BEGIN MATERIAL PROVIDED

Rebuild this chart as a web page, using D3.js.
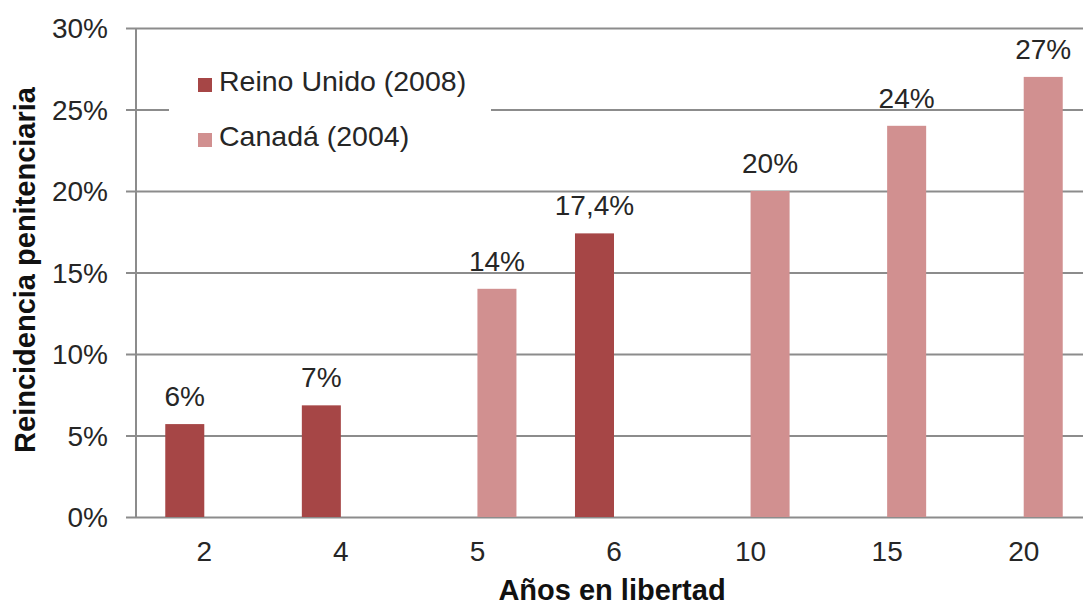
<!DOCTYPE html>
<html>
<head>
<meta charset="utf-8">
<script src="https://cdn.jsdelivr.net/npm/d3@7"></script>
<style>
  body { margin: 0; background: #fff; }
  svg { display: block; font-family: "Liberation Sans", Arial, sans-serif; }
</style>
</head>
<body>
<div id="chart"></div>
<script>
// data
var years = ["2", "4", "5", "6", "10", "15", "20"];
var series = ["Reino Unido (2008)", "Canadá (2004)"];
var reinoUnido = [5.7, 6.85, null, 17.4, null, null, null];
var canada = [null, null, 14, null, 20, 24, 27];
var reinoLabels = ["6%", "7%", "", "17,4%", "", "", ""];
var canadaLabels = ["", "", "14%", "", "20%", "24%", "27%"];
var yTicks = [0, 5, 10, 15, 20, 25, 30];

var svgWidth = 1083;
var svgHeight = 607;

var margin = { top: 28, right: -9, bottom: 90, left: 136 };
var width = svgWidth - margin.left - margin.right;
var height = svgHeight - margin.top - margin.bottom;

var colors = ["#a64646", "#d19090"];

var svg = d3.select("#chart")
  .append("svg")
  .attr("width", svgWidth)
  .attr("height", svgHeight);

var chartGroup = svg.append("g")
  .attr("transform", `translate(${margin.left}, ${margin.top})`);

var x0 = d3.scaleBand().domain(years).range([0, width]).padding(0);
var x1 = d3.scaleBand().domain(series).range([0, x0.bandwidth()])
  .paddingInner(0).paddingOuter(0.75);
var y = d3.scaleLinear().domain([0, 30]).range([height, 0]);

// gridlines + left ticks
var leftAxis = d3.axisLeft(y)
  .tickValues(yTicks)
  .tickSize(-(width + 10))
  .tickPadding(18)
  .tickFormat(d => d + "%");

var yAxis = chartGroup.append("g")
  .attr("transform", "translate(-10,0)")
  .call(leftAxis);
yAxis.select(".domain").remove();
yAxis.selectAll("line").attr("stroke", "#8c8c8c").attr("stroke-width", 2);
yAxis.selectAll("text")
  .attr("font-size", "28px")
  .attr("fill", "#262626")
  .attr("dy", "0.35em");

// vertical axis line
chartGroup.append("line")
  .attr("x1", 0).attr("x2", 0)
  .attr("y1", 0).attr("y2", height)
  .attr("stroke", "#8c8c8c")
  .attr("stroke-width", 2);

// bottom category labels
var bottomAxis = d3.axisBottom(x0).tickSize(0).tickPadding(24);
var xAxis = chartGroup.append("g")
  .attr("transform", `translate(0, ${height})`)
  .call(bottomAxis);
xAxis.select(".domain").remove();
xAxis.selectAll("text")
  .attr("font-size", "28px")
  .attr("fill", "#262626");

// bars
var table = years.map(function(d, i) {
  return { year: d, values: [
    { s: series[0], v: reinoUnido[i], label: reinoLabels[i], c: colors[0] },
    { s: series[1], v: canada[i], label: canadaLabels[i], c: colors[1] }
  ]};
});

var groups = chartGroup.selectAll(".grp")
  .data(table)
  .enter()
  .append("g")
  .attr("transform", d => `translate(${x0(d.year)},0)`);

groups.selectAll("rect")
  .data(d => d.values.filter(v => v.v !== null))
  .enter()
  .append("rect")
  .attr("x", d => x1(d.s))
  .attr("width", x1.bandwidth())
  .attr("y", d => y(d.v))
  .attr("height", d => height - y(d.v))
  .attr("fill", d => d.c);

groups.selectAll("text.lbl")
  .data(d => d.values.filter(v => v.v !== null))
  .enter()
  .append("text")
  .attr("class", "lbl")
  .attr("x", d => x1(d.s) + x1.bandwidth() / 2)
  .attr("y", d => y(d.v) - 18)
  .attr("text-anchor", "middle")
  .attr("font-size", "28px")
  .attr("fill", "#262626")
  .text(d => d.label);

// legend (white box hides gridline)
var legend = svg.append("g");
legend.append("rect")
  .attr("x", 169).attr("y", 48)
  .attr("width", 322).attr("height", 122)
  .attr("fill", "#fff");

series.forEach(function(s, i) {
  legend.append("rect")
    .attr("x", 198).attr("y", 78 + i * 55)
    .attr("width", 14).attr("height", 14)
    .attr("fill", colors[i]);
  legend.append("text")
    .attr("x", 219).attr("y", 91 + i * 55)
    .attr("font-size", "28.5px")
    .attr("fill", "#262626")
    .text(s);
});

// axis titles
svg.append("text")
  .attr("x", 612)
  .attr("y", 600)
  .attr("text-anchor", "middle")
  .attr("font-size", "29px")
  .attr("font-weight", "bold")
  .attr("fill", "#111")
  .text("Años en libertad");

svg.append("text")
  .attr("transform", "translate(35, 270) rotate(-90)")
  .attr("text-anchor", "middle")
  .attr("font-size", "29px")
  .attr("font-weight", "bold")
  .attr("fill", "#111")
  .text("Reincidencia penitenciaria");
</script>
</body>
</html>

END MATERIAL PROVIDED

YOUR TASK:
Write out the listing above again, exactly, but with no pictures in the copy.

THE ANSWER:
Rebuild this chart as a web page, using D3.js.
<!DOCTYPE html>
<html>
<head>
<meta charset="utf-8">
<script src="https://cdn.jsdelivr.net/npm/d3@7"></script>
<style>
  body { margin: 0; background: #fff; }
  svg { display: block; font-family: "Liberation Sans", Arial, sans-serif; }
</style>
</head>
<body>
<div id="chart"></div>
<script>
// data
var years = ["2", "4", "5", "6", "10", "15", "20"];
var series = ["Reino Unido (2008)", "Canadá (2004)"];
var reinoUnido = [5.7, 6.85, null, 17.4, null, null, null];
var canada = [null, null, 14, null, 20, 24, 27];
var reinoLabels = ["6%", "7%", "", "17,4%", "", "", ""];
var canadaLabels = ["", "", "14%", "", "20%", "24%", "27%"];
var yTicks = [0, 5, 10, 15, 20, 25, 30];

var svgWidth = 1083;
var svgHeight = 607;

var margin = { top: 28, right: -9, bottom: 90, left: 136 };
var width = svgWidth - margin.left - margin.right;
var height = svgHeight - margin.top - margin.bottom;

var colors = ["#a64646", "#d19090"];

var svg = d3.select("#chart")
  .append("svg")
  .attr("width", svgWidth)
  .attr("height", svgHeight);

var chartGroup = svg.append("g")
  .attr("transform", `translate(${margin.left}, ${margin.top})`);

var x0 = d3.scaleBand().domain(years).range([0, width]).padding(0);
var x1 = d3.scaleBand().domain(series).range([0, x0.bandwidth()])
  .paddingInner(0).paddingOuter(0.75);
var y = d3.scaleLinear().domain([0, 30]).range([height, 0]);

// gridlines + left ticks
var leftAxis = d3.axisLeft(y)
  .tickValues(yTicks)
  .tickSize(-(width + 10))
  .tickPadding(18)
  .tickFormat(d => d + "%");

var yAxis = chartGroup.append("g")
  .attr("transform", "translate(-10,0)")
  .call(leftAxis);
yAxis.select(".domain").remove();
yAxis.selectAll("line").attr("stroke", "#8c8c8c").attr("stroke-width", 2);
yAxis.selectAll("text")
  .attr("font-size", "28px")
  .attr("fill", "#262626")
  .attr("dy", "0.35em");

// vertical axis line
chartGroup.append("line")
  .attr("x1", 0).attr("x2", 0)
  .attr("y1", 0).attr("y2", height)
  .attr("stroke", "#8c8c8c")
  .attr("stroke-width", 2);

// bottom category labels
var bottomAxis = d3.axisBottom(x0).tickSize(0).tickPadding(24);
var xAxis = chartGroup.append("g")
  .attr("transform", `translate(0, ${height})`)
  .call(bottomAxis);
xAxis.select(".domain").remove();
xAxis.selectAll("text")
  .attr("font-size", "28px")
  .attr("fill", "#262626");

// bars
var table = years.map(function(d, i) {
  return { year: d, values: [
    { s: series[0], v: reinoUnido[i], label: reinoLabels[i], c: colors[0] },
    { s: series[1], v: canada[i], label: canadaLabels[i], c: colors[1] }
  ]};
});

var groups = chartGroup.selectAll(".grp")
  .data(table)
  .enter()
  .append("g")
  .attr("transform", d => `translate(${x0(d.year)},0)`);

groups.selectAll("rect")
  .data(d => d.values.filter(v => v.v !== null))
  .enter()
  .append("rect")
  .attr("x", d => x1(d.s))
  .attr("width", x1.bandwidth())
  .attr("y", d => y(d.v))
  .attr("height", d => height - y(d.v))
  .attr("fill", d => d.c);

groups.selectAll("text.lbl")
  .data(d => d.values.filter(v => v.v !== null))
  .enter()
  .append("text")
  .attr("class", "lbl")
  .attr("x", d => x1(d.s) + x1.bandwidth() / 2)
  .attr("y", d => y(d.v) - 18)
  .attr("text-anchor", "middle")
  .attr("font-size", "28px")
  .attr("fill", "#262626")
  .text(d => d.label);

// legend (white box hides gridline)
var legend = svg.append("g");
legend.append("rect")
  .attr("x", 169).attr("y", 48)
  .attr("width", 322).attr("height", 122)
  .attr("fill", "#fff");

series.forEach(function(s, i) {
  legend.append("rect")
    .attr("x", 198).attr("y", 78 + i * 55)
    .attr("width", 14).attr("height", 14)
    .attr("fill", colors[i]);
  legend.append("text")
    .attr("x", 219).attr("y", 91 + i * 55)
    .attr("font-size", "28.5px")
    .attr("fill", "#262626")
    .text(s);
});

// axis titles
svg.append("text")
  .attr("x", 612)
  .attr("y", 600)
  .attr("text-anchor", "middle")
  .attr("font-size", "29px")
  .attr("font-weight", "bold")
  .attr("fill", "#111")
  .text("Años en libertad");

svg.append("text")
  .attr("transform", "translate(35, 270) rotate(-90)")
  .attr("text-anchor", "middle")
  .attr("font-size", "29px")
  .attr("font-weight", "bold")
  .attr("fill", "#111")
  .text("Reincidencia penitenciaria");
</script>
</body>
</html>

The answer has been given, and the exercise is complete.